» Given task
Provide an exact copy of the data, excluding the images.

» Given information
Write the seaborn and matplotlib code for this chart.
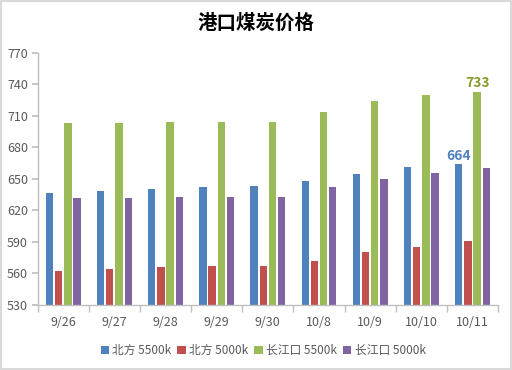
import matplotlib
matplotlib.use("Agg")
import matplotlib.pyplot as plt
import seaborn as sns
import pandas as pd
from matplotlib.patches import Rectangle

dates = ["9/26", "9/27", "9/28", "9/29", "9/30", "10/8", "10/9", "10/10", "10/11"]
north_5500 = [637, 638, 640, 642, 643, 648, 655, 661, 664]
north_5000 = [562, 564, 566, 567, 567, 572, 580, 585, 591]
cj_5500 = [703, 703, 704, 704, 704, 714, 724, 730, 733]
cj_5000 = [632, 632, 633, 633, 633, 642, 650, 656, 660]
series_names = ["北方 5500k", "北方 5000k", "长江口 5500k", "长江口 5000k"]
colors = ["#4F81BD", "#C0504D", "#9BBB59", "#8064A2"]
title = "港口煤炭价格"
yticks = [530, 560, 590, 620, 650, 680, 710, 740, 770]

rows = []
for name, vals in zip(series_names, [north_5500, north_5000, cj_5500, cj_5000]):
    for d, v in zip(dates, vals):
        rows.append({"date": d, "series": name, "value": v})
df = pd.DataFrame(rows)

sns.set_theme(style="white")
plt.rcParams["font.family"] = ["Noto Sans CJK SC", "DejaVu Sans"]

fig = plt.figure(figsize=(5.12, 3.7), dpi=100)
ax = fig.add_axes([0.0736, 0.1757, 0.8991, 0.6819])
sns.barplot(data=df, x="date", y="value", hue="series", order=dates,
            hue_order=series_names, palette=colors, width=0.72, gap=0.2,
            saturation=1, ax=ax, legend=True, linewidth=0)

ax.set_ylim(530, 770)
ax.set_xlim(-0.5, len(dates) - 0.5)
ax.set_yticks(yticks)
ax.set_xlabel("")
ax.set_ylabel("")
for s in ["top", "right"]:
    ax.spines[s].set_visible(False)
for s in ["left", "bottom"]:
    ax.spines[s].set_color("#BFBFBF")
    ax.spines[s].set_linewidth(1)
ax.tick_params(axis="y", which="major", length=4, color="#BFBFBF",
               labelsize=9, labelcolor="#595959", pad=3, direction="out", left=True)
ax.tick_params(axis="x", which="major", length=0, labelsize=9,
               labelcolor="#595959", pad=8)
ax.set_xticks([i - 0.5 for i in range(len(dates) + 1)], minor=True)
ax.tick_params(axis="x", which="minor", length=5, color="#BFBFBF",
               direction="out", bottom=True)

# data labels on last bars
n = len(dates)
ax.bar_label(ax.containers[0], labels=[""] * (n - 1) + [str(north_5500[-1])],
             color="#4F81BD", fontweight="bold", fontsize=10, padding=1)
ax.bar_label(ax.containers[2], labels=[""] * (n - 1) + [str(cj_5500[-1])],
             color="#8A9A2B", fontweight="bold", fontsize=10, padding=1)

handles, labels = ax.get_legend_handles_labels()
ax.legend(handles, labels, loc="center", bbox_to_anchor=(0.49, -0.18),
          ncol=4, frameon=False, fontsize=8.5, handlelength=0.7,
          handleheight=0.7, handletextpad=0.3, columnspacing=0.5,
          labelcolor="#595959")

fig.text(0.5, 0.938, title, ha="center", va="center", fontsize=14,
         fontweight="bold", color="#000000")

fig.patches.append(Rectangle((0.002, 0.003), 0.996, 0.994, transform=fig.transFigure,
                             fill=False, edgecolor="#D9D9D9", linewidth=1.5))

fig.savefig("out.png", dpi=100)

» Task result
Write the seaborn and matplotlib code for this chart.
import matplotlib
matplotlib.use("Agg")
import matplotlib.pyplot as plt
import seaborn as sns
import pandas as pd
from matplotlib.patches import Rectangle

dates = ["9/26", "9/27", "9/28", "9/29", "9/30", "10/8", "10/9", "10/10", "10/11"]
north_5500 = [637, 638, 640, 642, 643, 648, 655, 661, 664]
north_5000 = [562, 564, 566, 567, 567, 572, 580, 585, 591]
cj_5500 = [703, 703, 704, 704, 704, 714, 724, 730, 733]
cj_5000 = [632, 632, 633, 633, 633, 642, 650, 656, 660]
series_names = ["北方 5500k", "北方 5000k", "长江口 5500k", "长江口 5000k"]
colors = ["#4F81BD", "#C0504D", "#9BBB59", "#8064A2"]
title = "港口煤炭价格"
yticks = [530, 560, 590, 620, 650, 680, 710, 740, 770]

rows = []
for name, vals in zip(series_names, [north_5500, north_5000, cj_5500, cj_5000]):
    for d, v in zip(dates, vals):
        rows.append({"date": d, "series": name, "value": v})
df = pd.DataFrame(rows)

sns.set_theme(style="white")
plt.rcParams["font.family"] = ["Noto Sans CJK SC", "DejaVu Sans"]

fig = plt.figure(figsize=(5.12, 3.7), dpi=100)
ax = fig.add_axes([0.0736, 0.1757, 0.8991, 0.6819])
sns.barplot(data=df, x="date", y="value", hue="series", order=dates,
            hue_order=series_names, palette=colors, width=0.72, gap=0.2,
            saturation=1, ax=ax, legend=True, linewidth=0)

ax.set_ylim(530, 770)
ax.set_xlim(-0.5, len(dates) - 0.5)
ax.set_yticks(yticks)
ax.set_xlabel("")
ax.set_ylabel("")
for s in ["top", "right"]:
    ax.spines[s].set_visible(False)
for s in ["left", "bottom"]:
    ax.spines[s].set_color("#BFBFBF")
    ax.spines[s].set_linewidth(1)
ax.tick_params(axis="y", which="major", length=4, color="#BFBFBF",
               labelsize=9, labelcolor="#595959", pad=3, direction="out", left=True)
ax.tick_params(axis="x", which="major", length=0, labelsize=9,
               labelcolor="#595959", pad=8)
ax.set_xticks([i - 0.5 for i in range(len(dates) + 1)], minor=True)
ax.tick_params(axis="x", which="minor", length=5, color="#BFBFBF",
               direction="out", bottom=True)

# data labels on last bars
n = len(dates)
ax.bar_label(ax.containers[0], labels=[""] * (n - 1) + [str(north_5500[-1])],
             color="#4F81BD", fontweight="bold", fontsize=10, padding=1)
ax.bar_label(ax.containers[2], labels=[""] * (n - 1) + [str(cj_5500[-1])],
             color="#8A9A2B", fontweight="bold", fontsize=10, padding=1)

handles, labels = ax.get_legend_handles_labels()
ax.legend(handles, labels, loc="center", bbox_to_anchor=(0.49, -0.18),
          ncol=4, frameon=False, fontsize=8.5, handlelength=0.7,
          handleheight=0.7, handletextpad=0.3, columnspacing=0.5,
          labelcolor="#595959")

fig.text(0.5, 0.938, title, ha="center", va="center", fontsize=14,
         fontweight="bold", color="#000000")

fig.patches.append(Rectangle((0.002, 0.003), 0.996, 0.994, transform=fig.transFigure,
                             fill=False, edgecolor="#D9D9D9", linewidth=1.5))

fig.savefig("out.png", dpi=100)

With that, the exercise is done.